My name is Ron Anderson from Park Hill South.
The greasy black paint he had rubbed under his eyes and all around his mouth that formed a Captain Hook-like mustache is fading, and a part of you wants to laugh at the sight. But Anderson is for real. And so is his football team. So you don't snicker. You listen.
"I think Park Hill South football isn't ‘Park Hill South football' anymore," Anderson says in his confident baritone.
Now, the next part comes out slowly as Anderson presents his view of Panther football after their 34-16 Missouri Class 5 playoff victory against Raytown. The Panthers will meet Raytown South next Monday.
"I think that we are above and that we are superior to many other teams. I think that we can beat anybody. If we put our mind to it, we can do it."

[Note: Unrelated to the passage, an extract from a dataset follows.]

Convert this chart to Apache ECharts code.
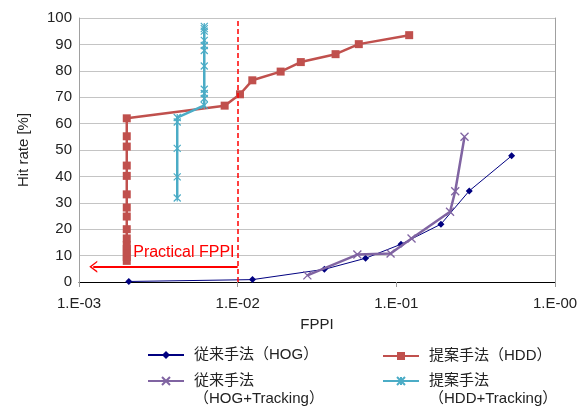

Now would be a good time to go back and read the parts that mention ‘Park Hill South' and ‘Raytown' and ‘football.' Because it's not a mistake.
On Wednesday evening, Park Hill South made a giant leap by winning its first playoff game since 2004.
Park Hill South has built a proud sports tradition since the school opened in 1998. The boys' basketball team has been to the Final Four. The girls' track and field team once won a state championship trophy. And this fall, the Panthers captured eight of the nine possible conference titles.
But let's face it - the sport that gets the most publicity is the one that gets Park Hill South the least love. That's not to say that the football Panthers hadn't won. They had but could not knock down the playoff door under the old Missouri format.
"We just haven't been known for it because Park Hill's done such a great job with their program," Park Hill South athletic director John Sedler said about the longtime district rival that had kept the Panthers out. "Now that they're sending two (teams) - I think that rule was obviously to help Blue Springs and Rockhurst who were always playing each other, (but) it benefited the rest of us."
But the Panthers can puff out their chests. They defend the run and their senior-heavy offensive line executes with precision. This is a difficult opponent for anybody in Class 5. But someone had to get first dibs.
The Raytown Blue Jays came to this game with some pretty big problems. One, they're young. Nine defensive starters are underclassmen. Which leads us to the bigger dilemma - they're young because they're hurt.
It's never a good sign when your loudest senior leads the pregame exercises while in his lettermen's jacket and leaning on crutches. Senior Conrrad Nicholls, the team's best defensive lineman, broke his left ankle last week. The Blue Jays' other top linemen, Levi Walters, has a cast on his right foot from his broken fibula.
This is not to excuse this beatdown, just to add context as to why Park Hill South rushers might have felt as if they were running through Swiss cheese.
After Caleb Sims scattered 59 yards through the Panthers' opening drive - which resulted in a missed field goal - Darren Davis solely handled rushing duties and took all seven plays for the 38-yard scoring drive.
In this second quarter, Park Hill South scored three more touchdowns - a Sims run, a punt return and interception return - and you were expecting the small contingent of Raytown fans to start chanting: LET'S PLAY BAS-KET-BALL!
To their credit, they did not. And it's something Park Hill South football won't worry about hearing anytime soon.
"It has been a basketball school and we're just changing it," Anderson says. "We're switching things up this year. It's going to be a football school from now on. A good football school."